== STORED DATA ==

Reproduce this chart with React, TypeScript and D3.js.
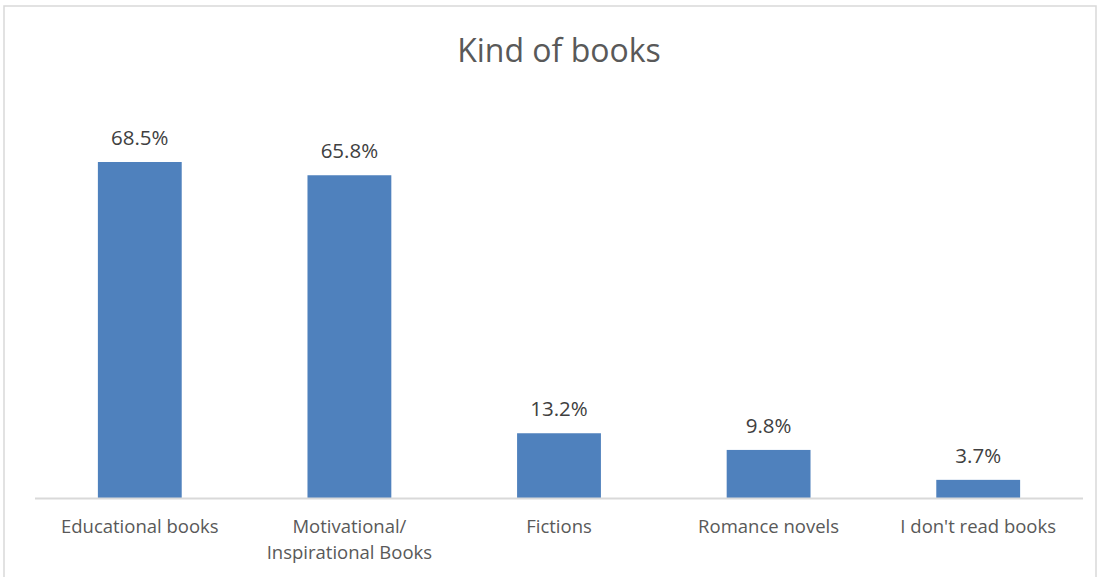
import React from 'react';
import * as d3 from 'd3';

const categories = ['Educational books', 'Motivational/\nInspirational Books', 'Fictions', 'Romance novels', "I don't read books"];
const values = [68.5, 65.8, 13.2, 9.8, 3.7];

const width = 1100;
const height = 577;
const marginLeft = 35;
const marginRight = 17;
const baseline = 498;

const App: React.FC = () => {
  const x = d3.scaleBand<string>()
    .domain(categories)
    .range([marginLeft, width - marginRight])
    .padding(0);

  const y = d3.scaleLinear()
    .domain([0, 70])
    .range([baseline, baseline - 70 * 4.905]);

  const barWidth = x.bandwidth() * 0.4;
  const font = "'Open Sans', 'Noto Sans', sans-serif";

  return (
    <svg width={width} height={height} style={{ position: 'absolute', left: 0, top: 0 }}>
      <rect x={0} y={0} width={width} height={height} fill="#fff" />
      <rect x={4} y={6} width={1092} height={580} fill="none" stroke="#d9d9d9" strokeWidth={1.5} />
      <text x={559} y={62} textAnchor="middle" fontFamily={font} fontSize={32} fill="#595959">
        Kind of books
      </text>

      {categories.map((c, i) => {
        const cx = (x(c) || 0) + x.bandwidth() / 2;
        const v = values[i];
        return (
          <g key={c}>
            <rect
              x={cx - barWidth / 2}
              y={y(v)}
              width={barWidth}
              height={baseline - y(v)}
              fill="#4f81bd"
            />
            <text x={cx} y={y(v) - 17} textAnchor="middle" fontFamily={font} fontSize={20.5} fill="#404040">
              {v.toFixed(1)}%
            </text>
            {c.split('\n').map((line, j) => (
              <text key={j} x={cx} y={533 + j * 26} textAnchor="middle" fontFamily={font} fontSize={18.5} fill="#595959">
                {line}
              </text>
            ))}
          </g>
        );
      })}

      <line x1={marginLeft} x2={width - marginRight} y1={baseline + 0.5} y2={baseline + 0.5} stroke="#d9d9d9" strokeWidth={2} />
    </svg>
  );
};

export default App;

===
== STORED DATA ==

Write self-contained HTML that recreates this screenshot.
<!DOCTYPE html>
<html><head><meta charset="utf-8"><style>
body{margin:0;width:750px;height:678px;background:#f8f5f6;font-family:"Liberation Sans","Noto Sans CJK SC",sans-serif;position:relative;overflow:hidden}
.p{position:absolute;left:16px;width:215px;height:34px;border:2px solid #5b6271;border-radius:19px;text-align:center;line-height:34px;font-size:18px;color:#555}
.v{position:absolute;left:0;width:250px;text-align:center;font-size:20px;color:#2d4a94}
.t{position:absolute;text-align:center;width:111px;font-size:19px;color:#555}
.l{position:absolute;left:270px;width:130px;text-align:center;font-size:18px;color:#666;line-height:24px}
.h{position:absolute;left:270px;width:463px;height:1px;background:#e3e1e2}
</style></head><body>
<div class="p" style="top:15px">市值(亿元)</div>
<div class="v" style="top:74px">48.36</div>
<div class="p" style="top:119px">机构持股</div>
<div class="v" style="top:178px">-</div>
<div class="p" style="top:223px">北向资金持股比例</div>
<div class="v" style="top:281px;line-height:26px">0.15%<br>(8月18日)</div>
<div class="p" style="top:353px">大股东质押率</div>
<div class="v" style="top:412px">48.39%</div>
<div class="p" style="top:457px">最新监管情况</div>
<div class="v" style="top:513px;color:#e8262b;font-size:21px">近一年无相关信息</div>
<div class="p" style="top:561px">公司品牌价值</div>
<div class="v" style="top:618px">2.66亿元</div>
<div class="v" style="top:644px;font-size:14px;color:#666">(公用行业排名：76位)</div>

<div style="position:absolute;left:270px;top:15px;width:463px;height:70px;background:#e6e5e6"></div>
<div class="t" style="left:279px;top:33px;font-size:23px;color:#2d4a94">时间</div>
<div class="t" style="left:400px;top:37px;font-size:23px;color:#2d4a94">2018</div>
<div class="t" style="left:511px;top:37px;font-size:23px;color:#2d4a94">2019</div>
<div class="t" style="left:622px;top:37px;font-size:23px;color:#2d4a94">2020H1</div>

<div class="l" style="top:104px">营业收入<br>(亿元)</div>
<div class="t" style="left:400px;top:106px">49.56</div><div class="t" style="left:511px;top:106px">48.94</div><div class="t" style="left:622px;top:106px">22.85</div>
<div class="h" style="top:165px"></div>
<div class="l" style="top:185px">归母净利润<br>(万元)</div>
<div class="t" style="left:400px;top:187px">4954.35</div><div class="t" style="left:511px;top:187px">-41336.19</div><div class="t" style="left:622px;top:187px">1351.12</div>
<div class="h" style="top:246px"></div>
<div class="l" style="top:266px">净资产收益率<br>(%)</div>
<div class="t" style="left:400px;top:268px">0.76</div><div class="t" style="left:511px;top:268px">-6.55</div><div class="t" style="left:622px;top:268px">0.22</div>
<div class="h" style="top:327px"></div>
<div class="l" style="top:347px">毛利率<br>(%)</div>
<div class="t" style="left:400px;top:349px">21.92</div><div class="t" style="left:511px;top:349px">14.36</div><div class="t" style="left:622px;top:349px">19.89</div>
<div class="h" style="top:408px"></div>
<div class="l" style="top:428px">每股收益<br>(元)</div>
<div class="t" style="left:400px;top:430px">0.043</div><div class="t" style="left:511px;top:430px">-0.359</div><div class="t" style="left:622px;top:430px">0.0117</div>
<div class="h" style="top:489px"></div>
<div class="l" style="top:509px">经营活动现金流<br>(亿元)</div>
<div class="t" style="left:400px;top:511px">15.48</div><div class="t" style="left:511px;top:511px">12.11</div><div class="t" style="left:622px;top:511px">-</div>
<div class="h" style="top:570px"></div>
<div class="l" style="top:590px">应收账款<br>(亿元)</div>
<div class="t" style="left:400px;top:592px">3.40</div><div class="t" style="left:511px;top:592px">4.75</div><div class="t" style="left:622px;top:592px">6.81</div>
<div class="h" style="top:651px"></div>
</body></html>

===
== STORED DATA ==

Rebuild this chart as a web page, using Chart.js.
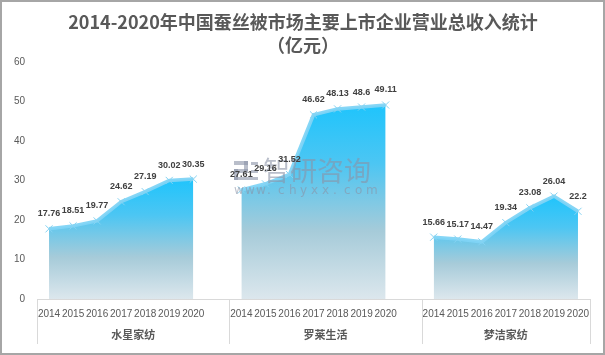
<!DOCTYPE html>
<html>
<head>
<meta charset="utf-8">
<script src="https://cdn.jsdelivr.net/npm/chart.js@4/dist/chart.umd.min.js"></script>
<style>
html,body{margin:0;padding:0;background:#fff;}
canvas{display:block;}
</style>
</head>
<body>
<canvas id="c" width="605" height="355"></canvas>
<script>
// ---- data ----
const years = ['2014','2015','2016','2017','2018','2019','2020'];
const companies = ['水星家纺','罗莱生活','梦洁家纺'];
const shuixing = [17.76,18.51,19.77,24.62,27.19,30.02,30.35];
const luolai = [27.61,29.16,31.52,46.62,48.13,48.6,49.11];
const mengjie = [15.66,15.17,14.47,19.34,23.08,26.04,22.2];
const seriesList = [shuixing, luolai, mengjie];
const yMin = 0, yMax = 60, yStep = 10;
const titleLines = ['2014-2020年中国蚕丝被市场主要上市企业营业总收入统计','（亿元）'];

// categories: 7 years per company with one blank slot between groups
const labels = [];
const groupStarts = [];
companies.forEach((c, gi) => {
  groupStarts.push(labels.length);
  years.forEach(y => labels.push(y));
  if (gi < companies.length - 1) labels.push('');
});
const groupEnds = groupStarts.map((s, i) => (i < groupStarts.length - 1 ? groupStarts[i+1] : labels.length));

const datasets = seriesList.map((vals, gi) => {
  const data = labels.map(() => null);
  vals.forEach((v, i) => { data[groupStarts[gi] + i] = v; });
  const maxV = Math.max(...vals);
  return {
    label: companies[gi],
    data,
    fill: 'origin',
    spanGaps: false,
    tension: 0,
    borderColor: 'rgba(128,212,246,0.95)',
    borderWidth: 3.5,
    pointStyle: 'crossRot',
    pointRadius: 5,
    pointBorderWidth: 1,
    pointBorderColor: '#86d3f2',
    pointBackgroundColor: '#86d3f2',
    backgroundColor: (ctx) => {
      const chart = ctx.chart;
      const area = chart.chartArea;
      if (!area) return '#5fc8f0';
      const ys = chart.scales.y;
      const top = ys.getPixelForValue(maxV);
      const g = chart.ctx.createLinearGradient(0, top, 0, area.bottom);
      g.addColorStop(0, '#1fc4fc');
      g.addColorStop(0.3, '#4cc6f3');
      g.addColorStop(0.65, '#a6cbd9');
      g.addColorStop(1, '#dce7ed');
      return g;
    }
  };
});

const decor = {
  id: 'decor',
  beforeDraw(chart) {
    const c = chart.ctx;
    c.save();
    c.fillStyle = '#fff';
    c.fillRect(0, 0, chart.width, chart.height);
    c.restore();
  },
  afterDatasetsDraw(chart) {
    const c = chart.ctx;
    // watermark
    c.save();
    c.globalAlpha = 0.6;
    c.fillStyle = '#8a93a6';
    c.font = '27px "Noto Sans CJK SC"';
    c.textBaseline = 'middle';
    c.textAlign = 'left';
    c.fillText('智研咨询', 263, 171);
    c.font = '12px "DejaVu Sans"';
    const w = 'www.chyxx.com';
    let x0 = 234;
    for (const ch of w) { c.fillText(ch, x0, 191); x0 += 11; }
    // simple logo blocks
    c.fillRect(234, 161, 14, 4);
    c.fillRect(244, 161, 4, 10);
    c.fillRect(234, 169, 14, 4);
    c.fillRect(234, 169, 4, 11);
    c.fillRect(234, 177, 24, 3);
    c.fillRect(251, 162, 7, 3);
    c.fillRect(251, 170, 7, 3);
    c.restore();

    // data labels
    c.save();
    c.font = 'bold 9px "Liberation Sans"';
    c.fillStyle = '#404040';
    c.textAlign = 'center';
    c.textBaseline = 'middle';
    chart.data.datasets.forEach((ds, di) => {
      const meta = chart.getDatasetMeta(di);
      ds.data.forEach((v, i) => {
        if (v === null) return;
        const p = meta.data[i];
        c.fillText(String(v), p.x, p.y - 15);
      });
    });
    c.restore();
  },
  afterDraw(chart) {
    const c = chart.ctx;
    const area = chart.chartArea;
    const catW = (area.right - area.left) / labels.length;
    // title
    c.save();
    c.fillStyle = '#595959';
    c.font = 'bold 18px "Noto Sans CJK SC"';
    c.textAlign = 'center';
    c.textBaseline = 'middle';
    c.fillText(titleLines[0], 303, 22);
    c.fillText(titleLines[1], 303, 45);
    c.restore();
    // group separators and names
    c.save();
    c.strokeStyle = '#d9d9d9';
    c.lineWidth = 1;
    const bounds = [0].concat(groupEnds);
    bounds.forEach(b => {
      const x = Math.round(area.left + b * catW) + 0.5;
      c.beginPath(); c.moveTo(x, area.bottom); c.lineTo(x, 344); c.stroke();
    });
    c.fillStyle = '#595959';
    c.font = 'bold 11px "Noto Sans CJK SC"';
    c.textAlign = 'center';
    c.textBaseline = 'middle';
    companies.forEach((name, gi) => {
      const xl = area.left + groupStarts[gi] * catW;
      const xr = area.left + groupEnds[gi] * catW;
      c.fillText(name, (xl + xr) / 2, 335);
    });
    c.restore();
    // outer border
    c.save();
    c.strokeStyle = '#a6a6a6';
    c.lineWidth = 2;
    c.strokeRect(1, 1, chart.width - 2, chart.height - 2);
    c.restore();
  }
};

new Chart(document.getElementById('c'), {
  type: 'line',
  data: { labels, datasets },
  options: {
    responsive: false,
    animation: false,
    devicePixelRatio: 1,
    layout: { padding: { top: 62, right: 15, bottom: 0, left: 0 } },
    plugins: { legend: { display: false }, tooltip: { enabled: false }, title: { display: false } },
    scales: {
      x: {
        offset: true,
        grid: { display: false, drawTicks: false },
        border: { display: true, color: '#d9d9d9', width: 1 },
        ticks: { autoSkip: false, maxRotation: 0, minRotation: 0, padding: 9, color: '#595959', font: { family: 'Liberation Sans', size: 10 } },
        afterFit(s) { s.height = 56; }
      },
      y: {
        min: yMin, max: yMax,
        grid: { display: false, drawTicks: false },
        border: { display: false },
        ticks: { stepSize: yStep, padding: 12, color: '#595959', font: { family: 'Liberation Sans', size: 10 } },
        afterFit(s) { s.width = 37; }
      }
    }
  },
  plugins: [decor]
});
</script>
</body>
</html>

===

* WHAT TO WORK ON: The lines you need run from the one containing "Reproduce this chart" down to the one containing "export default App;"; print them exactly, both ends included, and leave out pictures.

* RESPONSE TO THE EXERCISE:
Reproduce this chart with React, TypeScript and D3.js.
import React from 'react';
import * as d3 from 'd3';

const categories = ['Educational books', 'Motivational/\nInspirational Books', 'Fictions', 'Romance novels', "I don't read books"];
const values = [68.5, 65.8, 13.2, 9.8, 3.7];

const width = 1100;
const height = 577;
const marginLeft = 35;
const marginRight = 17;
const baseline = 498;

const App: React.FC = () => {
  const x = d3.scaleBand<string>()
    .domain(categories)
    .range([marginLeft, width - marginRight])
    .padding(0);

  const y = d3.scaleLinear()
    .domain([0, 70])
    .range([baseline, baseline - 70 * 4.905]);

  const barWidth = x.bandwidth() * 0.4;
  const font = "'Open Sans', 'Noto Sans', sans-serif";

  return (
    <svg width={width} height={height} style={{ position: 'absolute', left: 0, top: 0 }}>
      <rect x={0} y={0} width={width} height={height} fill="#fff" />
      <rect x={4} y={6} width={1092} height={580} fill="none" stroke="#d9d9d9" strokeWidth={1.5} />
      <text x={559} y={62} textAnchor="middle" fontFamily={font} fontSize={32} fill="#595959">
        Kind of books
      </text>

      {categories.map((c, i) => {
        const cx = (x(c) || 0) + x.bandwidth() / 2;
        const v = values[i];
        return (
          <g key={c}>
            <rect
              x={cx - barWidth / 2}
              y={y(v)}
              width={barWidth}
              height={baseline - y(v)}
              fill="#4f81bd"
            />
            <text x={cx} y={y(v) - 17} textAnchor="middle" fontFamily={font} fontSize={20.5} fill="#404040">
              {v.toFixed(1)}%
            </text>
            {c.split('\n').map((line, j) => (
              <text key={j} x={cx} y={533 + j * 26} textAnchor="middle" fontFamily={font} fontSize={18.5} fill="#595959">
                {line}
              </text>
            ))}
          </g>
        );
      })}

      <line x1={marginLeft} x2={width - marginRight} y1={baseline + 0.5} y2={baseline + 0.5} stroke="#d9d9d9" strokeWidth={2} />
    </svg>
  );
};

export default App;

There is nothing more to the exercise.